§ Exercise instructions
Starting at the first line of the data, print each line verbatim up to and including the line bearing "const yAxisTitle = 'Cq';", omitting pictures.

§ Data shown
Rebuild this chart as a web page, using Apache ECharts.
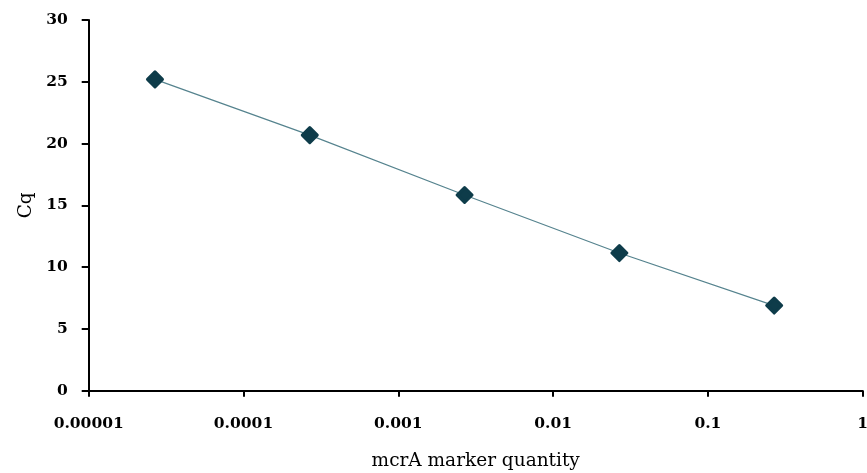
<!DOCTYPE html>
<html>
<head>
<meta charset="utf-8">
<script src="https://cdn.jsdelivr.net/npm/echarts@6/dist/echarts.min.js"></script>
<style>
html,body{margin:0;padding:0;background:#fff;}
#c{width:867px;height:473px;}
</style>
</head>
<body>
<div id="c"></div>
<script>
const quantities = [0.0000268, 0.000268, 0.00268, 0.0268, 0.268];
const cqValues = [25.19, 20.68, 15.84, 11.14, 6.89];
const xTickLabels = ['0.00001', '0.0001', '0.001', '0.01', '0.1', '1'];
const xAxisTitle = 'mcrA marker quantity';
const yAxisTitle = 'Cq';

const points = quantities.map((q, i) => [q, cqValues[i]]);
const chart = echarts.init(document.getElementById('c'), null, {renderer: 'canvas'});
const serif = '"DejaVu Serif", "Liberation Serif", serif';
chart.setOption({
  animation: false,
  backgroundColor: '#ffffff',
  grid: {left: 88.7, right: 4.3, top: 20, bottom: 82.3, containLabel: false, outerBoundsMode: 'none'},
  xAxis: {
    type: 'log', logBase: 10, min: 0.00001, max: 1,
    name: xAxisTitle, nameLocation: 'middle', nameGap: 61,
    nameTextStyle: {fontFamily: serif, fontSize: 18.5, color: '#000'},
    axisLine: {show: true, lineStyle: {color: '#000', width: 2}},
    axisTick: {show: true, inside: false, length: 6, lineStyle: {color: '#000', width: 2}},
    minorTick: {show: false},
    splitLine: {show: false},
    axisLabel: {
      fontFamily: serif, fontWeight: 'bold', fontSize: 15.5, color: '#000', margin: 25,
      formatter: function (v) {
        const idx = Math.round(Math.log10(v)) + 5;
        return xTickLabels[idx] !== undefined ? xTickLabels[idx] : '';
      }
    }
  },
  yAxis: {
    type: 'value', min: 0, max: 30, interval: 5,
    name: yAxisTitle, nameLocation: 'middle', nameGap: 51,
    nameTextStyle: {fontFamily: serif, fontSize: 18.5, color: '#000'},
    axisLine: {show: true, lineStyle: {color: '#000', width: 2}},
    axisTick: {show: true, inside: false, length: 7, lineStyle: {color: '#000', width: 2}},
    splitLine: {show: false},
    axisLabel: {fontFamily: serif, fontWeight: 'bold', fontSize: 15.5, color: '#000', margin: 21}
  },
  series: [{
    type: 'line',
    data: points,
    symbol: 'diamond',
    symbolSize: 15,
    showSymbol: true,
    lineStyle: {color: '#55838e', width: 1.2},
    itemStyle: {color: '#0e3c4a', borderColor: '#0e3c4a', borderWidth: 3, borderJoin: 'round'},
    z: 3
  }]
});
</script>
</body>
</html>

§ Solution to this task
Rebuild this chart as a web page, using Apache ECharts.
<!DOCTYPE html>
<html>
<head>
<meta charset="utf-8">
<script src="https://cdn.jsdelivr.net/npm/echarts@6/dist/echarts.min.js"></script>
<style>
html,body{margin:0;padding:0;background:#fff;}
#c{width:867px;height:473px;}
</style>
</head>
<body>
<div id="c"></div>
<script>
const quantities = [0.0000268, 0.000268, 0.00268, 0.0268, 0.268];
const cqValues = [25.19, 20.68, 15.84, 11.14, 6.89];
const xTickLabels = ['0.00001', '0.0001', '0.001', '0.01', '0.1', '1'];
const xAxisTitle = 'mcrA marker quantity';
const yAxisTitle = 'Cq';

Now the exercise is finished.